(Source code of charts)
"""
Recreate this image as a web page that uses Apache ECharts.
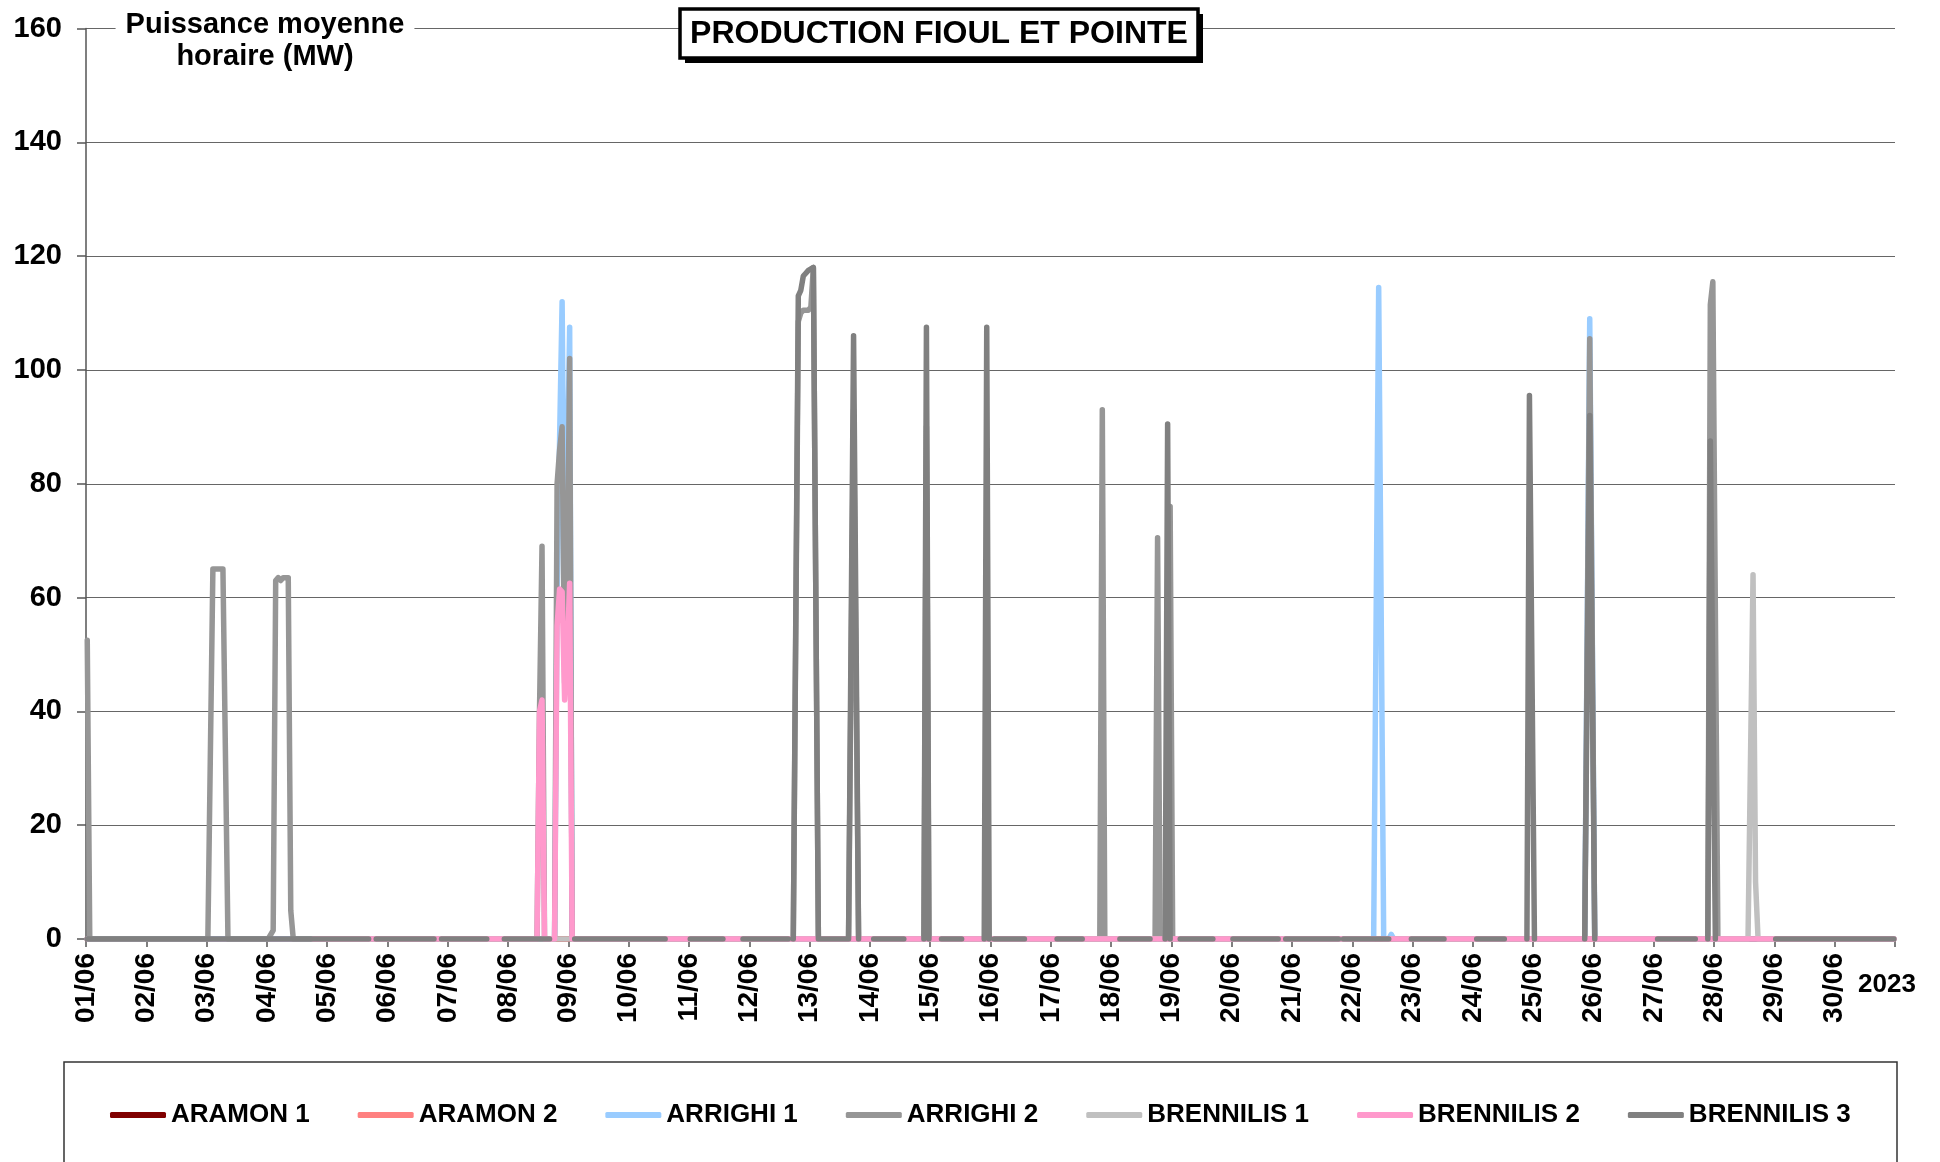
<!DOCTYPE html>
<html>
<head>
<meta charset="utf-8">
<title>Production fioul et pointe</title>
<script src="https://cdn.jsdelivr.net/npm/echarts@6/dist/echarts.min.js"></script>
<style>
  html, body { margin: 0; padding: 0; background: #fff; }
  #chart { width: 1940px; height: 1162px; }
</style>
</head>
<body>
<div id="chart"></div>
<script>
// x axis: hours since 01/06 00:00 (one point per hour, 30 days)
const dayLabels = ['01/06', '02/06', '03/06', '04/06', '05/06', '06/06', '07/06', '08/06', '09/06', '10/06',
  '11/06', '12/06', '13/06', '14/06', '15/06', '16/06', '17/06', '18/06', '19/06', '20/06',
  '21/06', '22/06', '23/06', '24/06', '25/06', '26/06', '27/06', '28/06', '29/06', '30/06']
const yearLabel = '2023'
const seriesNames = ['ARAMON 1', 'ARAMON 2', 'ARRIGHI 1', 'ARRIGHI 2', 'BRENNILIS 1', 'BRENNILIS 2', 'BRENNILIS 3']

// [hour, MW] breakpoints; null = no data
const aramon1 = [[0, 0], [719, 0]]
const aramon2 = [[0, 0], [719, 0]]
const arrighi1 = [[0, 0], [186, 0], [187, 60], [188, 88], [189, 112], [190, 62], [191, 80], [192, 107.5], [193, 0],
  [512, 0], [514, 114.5], [516, 0], [518, 0], [519, 0.8], [520, 0],
  [596, 0], [598, 109], [600, 0], [719, 0]]
const arrighi2 = [[0, 52.5], [1, 0], [48, 0], [50, 65], [54, 65], [56, 0],
  [72, 0], [74, 1.5], [75, 63], [76, 63.5], [77, 63], [78, 63.5], [80, 63.5], [81, 5], [82, 0],
  [179, 0], [180, 40], [181, 69], [182, 0],
  [186, 0], [187, 80], [188, 86], [189, 90], [190, 45], [191, 60], [192, 102], [193, 0],
  [281, 0], [283, 108.5], [284, 110], [285, 110.5], [287, 110.5], [288, 111], [289, 118], [291, 0],
  [303, 0], [305, 93], [307, 0], [333, 0], [334, 90], [335, 0],
  [403, 0], [404, 93], [405, 0], [425, 0], [426, 70.5], [427, 0], [430, 0], [431, 76], [432, 0],
  [596, 0], [598, 105.5], [600, 0], [645, 0], [646, 111.5], [647, 115.5], [649, 0], [719, 0]]
const brennilis1 = [[90, 0], [661, 0], [663, 64], [664, 10], [665, 0], [719, 0]]
const brennilis2 = [[90, 0], [179, 0], [180, 40], [181, 42], [182, 0],
  [186, 0], [187, 55], [188, 61.5], [189, 61], [190, 42], [191, 50], [192, 62.5], [193, 0], [719, 0]]
const brennilis3 = [[0, 0], [112, 0], [113, null], [115, 0], [138, 0], [139, null], [141, 0], [159, 0], [160, null],
  [166, 0], [184, 0], [185, null], [194, 0], [230, 0], [231, null],
  [240, 0], [253, 0], [254, null], [261, 0], [279, 0], [280, null],
  [281, 0], [283, 113], [284, 114], [285, 116.5], [286, 117], [287, 117.5], [289, 118], [291, 0],
  [303, 0], [305, 106], [307, 0], [308, null], [313, 0], [325, 0], [326, null],
  [333, 0], [334, 107.5], [335, 0], [336, null], [340, 0], [348, 0], [349, null],
  [357, 0], [358, 107.5], [359, 0], [360, null], [361, 0], [373, 0], [374, null],
  [386, 0], [396, 0], [397, null], [411, 0], [423, 0], [424, null],
  [429, 0], [430, 90.5], [431, 0], [432, null], [435, 0], [448, 0], [449, null],
  [456, 0], [474, 0], [475, null], [477, 0], [498, 0], [499, null], [500, 0], [518, 0], [519, null],
  [527, 0], [540, 0], [541, null], [553, 0], [564, 0], [565, null],
  [573, 0], [574, 95.5], [576, 0], [577, null], [596, 0], [598, 92], [600, 0], [601, null],
  [625, 0], [640, 0], [641, null], [645, 0], [646, 87.5], [648, 0], [649, null], [672, 0], [719, 0]]

const seriesData = [aramon1, aramon2, arrighi1, arrighi2, brennilis1, brennilis2, brennilis3]
const colors = ['#800000', '#ff8080', '#99ccff', '#969696', '#c0c0c0', '#ff99cc', '#808080']

const FONT = 'Liberation Sans, Arial, sans-serif'

const chart = echarts.init(document.getElementById('chart'))

chart.setOption({
    animation: false,
    color: colors,
    grid: { left: 86, right: 45, top: 28.5, bottom: 223 },
    legend: {
        left: 105,
        top: 1097,
        itemWidth: 56,
        itemHeight: 6,
        itemGap: 48,
        icon: 'roundRect',
        data: seriesNames,
        textStyle: { fontFamily: FONT, fontSize: 26, fontWeight: 'bold', color: '#000' }
    },
    xAxis: {
        type: 'value',
        min: 0,
        max: 720,
        interval: 24,
        axisLine: { show: true, lineStyle: { color: '#555', width: 1.5 } },
        axisTick: { show: true, length: 8, lineStyle: { color: '#555', width: 1.5 } },
        splitLine: { show: false },
        axisLabel: {
            rotate: 90,
            margin: 14,
            fontFamily: FONT,
            fontSize: 28,
            fontWeight: 'bold',
            color: '#000',
            formatter: (v) => dayLabels[Math.round(v / 24)] || ''
        }
    },
    yAxis: {
        type: 'value',
        min: 0,
        max: 160,
        interval: 20,
        axisLine: { show: true, lineStyle: { color: '#555', width: 1.5 } },
        axisTick: { show: true, length: 9, lineStyle: { color: '#555', width: 1.5 } },
        splitLine: { show: true, lineStyle: { color: '#666', width: 1.2 } },
        axisLabel: {
            margin: 24,
            fontFamily: FONT,
            fontSize: 29,
            fontWeight: 'bold',
            color: '#000'
        }
    },
    series: seriesNames.map((name, i) => ({
        name: name,
        type: 'line',
        showSymbol: false,
        symbol: 'none',
        connectNulls: false,
        data: seriesData[i].map(p => [p[0] + 0.5, p[1]]),
        lineStyle: { width: 5.5, color: colors[i], cap: 'round', join: 'round' }
    })),
    graphic: [
        // axis name over the top gridline
        {
            type: 'text',
            x: 265,
            y: 9,
            z: 10,
            style: {
                text: 'Puissance moyenne\nhoraire (MW)',
                align: 'center',
                font: 'bold 29px ' + FONT,
                lineHeight: 32,
                fill: '#000',
                backgroundColor: '#fff',
                padding: [0, 10]
            }
        },
        // title box with shadow
        { type: 'rect', shape: { x: 685, y: 14, width: 518, height: 49 }, style: { fill: '#000' }, z: 10 },
        { type: 'rect', shape: { x: 680, y: 9, width: 518, height: 49 }, style: { fill: '#fff', stroke: '#000', lineWidth: 3.5 }, z: 11 },
        {
            type: 'text',
            x: 939,
            y: 34,
            z: 12,
            style: {
                text: 'PRODUCTION FIOUL ET POINTE',
                align: 'center',
                verticalAlign: 'middle',
                font: 'bold 32px ' + FONT,
                fill: '#000'
            }
        },
        // year label at the end of the axis
        {
            type: 'text',
            x: 1858,
            y: 985,
            style: {
                text: yearLabel,
                verticalAlign: 'middle',
                font: 'bold 26px ' + FONT,
                fill: '#000'
            }
        },
        // legend frame
        {
            type: 'rect',
            shape: { x: 64, y: 1062, width: 1833, height: 160 },
            style: { fill: 'none', stroke: '#333', lineWidth: 1.5 }
        }
    ]
})
</script>
</body>
</html>
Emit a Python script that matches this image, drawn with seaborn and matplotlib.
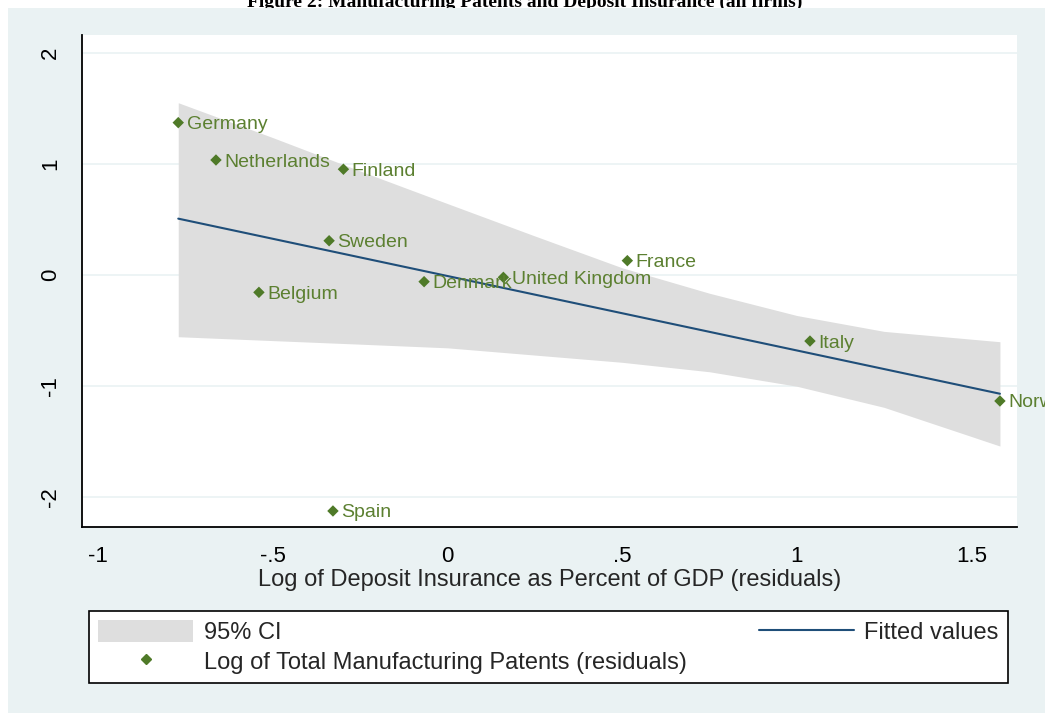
"""
◆ GIVEN TASK:
Leave out the pictures and transcribe the entries above exactly.

◆ RESPONSE TO THIS EXERCISE:
Recreate this image as a web page that uses Apache ECharts.
<!DOCTYPE html>
<html>
<head>
<meta charset="utf-8">
<title>Production fioul et pointe</title>
<script src="https://cdn.jsdelivr.net/npm/echarts@6/dist/echarts.min.js"></script>
<style>
  html, body { margin: 0; padding: 0; background: #fff; }
  #chart { width: 1940px; height: 1162px; }
</style>
</head>
<body>
<div id="chart"></div>
<script>
// x axis: hours since 01/06 00:00 (one point per hour, 30 days)
const dayLabels = ['01/06', '02/06', '03/06', '04/06', '05/06', '06/06', '07/06', '08/06', '09/06', '10/06',
  '11/06', '12/06', '13/06', '14/06', '15/06', '16/06', '17/06', '18/06', '19/06', '20/06',
  '21/06', '22/06', '23/06', '24/06', '25/06', '26/06', '27/06', '28/06', '29/06', '30/06']
const yearLabel = '2023'
const seriesNames = ['ARAMON 1', 'ARAMON 2', 'ARRIGHI 1', 'ARRIGHI 2', 'BRENNILIS 1', 'BRENNILIS 2', 'BRENNILIS 3']

// [hour, MW] breakpoints; null = no data
const aramon1 = [[0, 0], [719, 0]]
const aramon2 = [[0, 0], [719, 0]]
const arrighi1 = [[0, 0], [186, 0], [187, 60], [188, 88], [189, 112], [190, 62], [191, 80], [192, 107.5], [193, 0],
  [512, 0], [514, 114.5], [516, 0], [518, 0], [519, 0.8], [520, 0],
  [596, 0], [598, 109], [600, 0], [719, 0]]
const arrighi2 = [[0, 52.5], [1, 0], [48, 0], [50, 65], [54, 65], [56, 0],
  [72, 0], [74, 1.5], [75, 63], [76, 63.5], [77, 63], [78, 63.5], [80, 63.5], [81, 5], [82, 0],
  [179, 0], [180, 40], [181, 69], [182, 0],
  [186, 0], [187, 80], [188, 86], [189, 90], [190, 45], [191, 60], [192, 102], [193, 0],
  [281, 0], [283, 108.5], [284, 110], [285, 110.5], [287, 110.5], [288, 111], [289, 118], [291, 0],
  [303, 0], [305, 93], [307, 0], [333, 0], [334, 90], [335, 0],
  [403, 0], [404, 93], [405, 0], [425, 0], [426, 70.5], [427, 0], [430, 0], [431, 76], [432, 0],
  [596, 0], [598, 105.5], [600, 0], [645, 0], [646, 111.5], [647, 115.5], [649, 0], [719, 0]]
const brennilis1 = [[90, 0], [661, 0], [663, 64], [664, 10], [665, 0], [719, 0]]
const brennilis2 = [[90, 0], [179, 0], [180, 40], [181, 42], [182, 0],
  [186, 0], [187, 55], [188, 61.5], [189, 61], [190, 42], [191, 50], [192, 62.5], [193, 0], [719, 0]]
const brennilis3 = [[0, 0], [112, 0], [113, null], [115, 0], [138, 0], [139, null], [141, 0], [159, 0], [160, null],
  [166, 0], [184, 0], [185, null], [194, 0], [230, 0], [231, null],
  [240, 0], [253, 0], [254, null], [261, 0], [279, 0], [280, null],
  [281, 0], [283, 113], [284, 114], [285, 116.5], [286, 117], [287, 117.5], [289, 118], [291, 0],
  [303, 0], [305, 106], [307, 0], [308, null], [313, 0], [325, 0], [326, null],
  [333, 0], [334, 107.5], [335, 0], [336, null], [340, 0], [348, 0], [349, null],
  [357, 0], [358, 107.5], [359, 0], [360, null], [361, 0], [373, 0], [374, null],
  [386, 0], [396, 0], [397, null], [411, 0], [423, 0], [424, null],
  [429, 0], [430, 90.5], [431, 0], [432, null], [435, 0], [448, 0], [449, null],
  [456, 0], [474, 0], [475, null], [477, 0], [498, 0], [499, null], [500, 0], [518, 0], [519, null],
  [527, 0], [540, 0], [541, null], [553, 0], [564, 0], [565, null],
  [573, 0], [574, 95.5], [576, 0], [577, null], [596, 0], [598, 92], [600, 0], [601, null],
  [625, 0], [640, 0], [641, null], [645, 0], [646, 87.5], [648, 0], [649, null], [672, 0], [719, 0]]

const seriesData = [aramon1, aramon2, arrighi1, arrighi2, brennilis1, brennilis2, brennilis3]
const colors = ['#800000', '#ff8080', '#99ccff', '#969696', '#c0c0c0', '#ff99cc', '#808080']

const FONT = 'Liberation Sans, Arial, sans-serif'

const chart = echarts.init(document.getElementById('chart'))

chart.setOption({
    animation: false,
    color: colors,
    grid: { left: 86, right: 45, top: 28.5, bottom: 223 },
    legend: {
        left: 105,
        top: 1097,
        itemWidth: 56,
        itemHeight: 6,
        itemGap: 48,
        icon: 'roundRect',
        data: seriesNames,
        textStyle: { fontFamily: FONT, fontSize: 26, fontWeight: 'bold', color: '#000' }
    },
    xAxis: {
        type: 'value',
        min: 0,
        max: 720,
        interval: 24,
        axisLine: { show: true, lineStyle: { color: '#555', width: 1.5 } },
        axisTick: { show: true, length: 8, lineStyle: { color: '#555', width: 1.5 } },
        splitLine: { show: false },
        axisLabel: {
            rotate: 90,
            margin: 14,
            fontFamily: FONT,
            fontSize: 28,
            fontWeight: 'bold',
            color: '#000',
            formatter: (v) => dayLabels[Math.round(v / 24)] || ''
        }
    },
    yAxis: {
        type: 'value',
        min: 0,
        max: 160,
        interval: 20,
        axisLine: { show: true, lineStyle: { color: '#555', width: 1.5 } },
        axisTick: { show: true, length: 9, lineStyle: { color: '#555', width: 1.5 } },
        splitLine: { show: true, lineStyle: { color: '#666', width: 1.2 } },
        axisLabel: {
            margin: 24,
            fontFamily: FONT,
            fontSize: 29,
            fontWeight: 'bold',
            color: '#000'
        }
    },
    series: seriesNames.map((name, i) => ({
        name: name,
        type: 'line',
        showSymbol: false,
        symbol: 'none',
        connectNulls: false,
        data: seriesData[i].map(p => [p[0] + 0.5, p[1]]),
        lineStyle: { width: 5.5, color: colors[i], cap: 'round', join: 'round' }
    })),
    graphic: [
        // axis name over the top gridline
        {
            type: 'text',
            x: 265,
            y: 9,
            z: 10,
            style: {
                text: 'Puissance moyenne\nhoraire (MW)',
                align: 'center',
                font: 'bold 29px ' + FONT,
                lineHeight: 32,
                fill: '#000',
                backgroundColor: '#fff',
                padding: [0, 10]
            }
        },
        // title box with shadow
        { type: 'rect', shape: { x: 685, y: 14, width: 518, height: 49 }, style: { fill: '#000' }, z: 10 },
        { type: 'rect', shape: { x: 680, y: 9, width: 518, height: 49 }, style: { fill: '#fff', stroke: '#000', lineWidth: 3.5 }, z: 11 },
        {
            type: 'text',
            x: 939,
            y: 34,
            z: 12,
            style: {
                text: 'PRODUCTION FIOUL ET POINTE',
                align: 'center',
                verticalAlign: 'middle',
                font: 'bold 32px ' + FONT,
                fill: '#000'
            }
        },
        // year label at the end of the axis
        {
            type: 'text',
            x: 1858,
            y: 985,
            style: {
                text: yearLabel,
                verticalAlign: 'middle',
                font: 'bold 26px ' + FONT,
                fill: '#000'
            }
        },
        // legend frame
        {
            type: 'rect',
            shape: { x: 64, y: 1062, width: 1833, height: 160 },
            style: { fill: 'none', stroke: '#333', lineWidth: 1.5 }
        }
    ]
})
</script>
</body>
</html>
Emit a Python script that matches this image, drawn with seaborn and matplotlib.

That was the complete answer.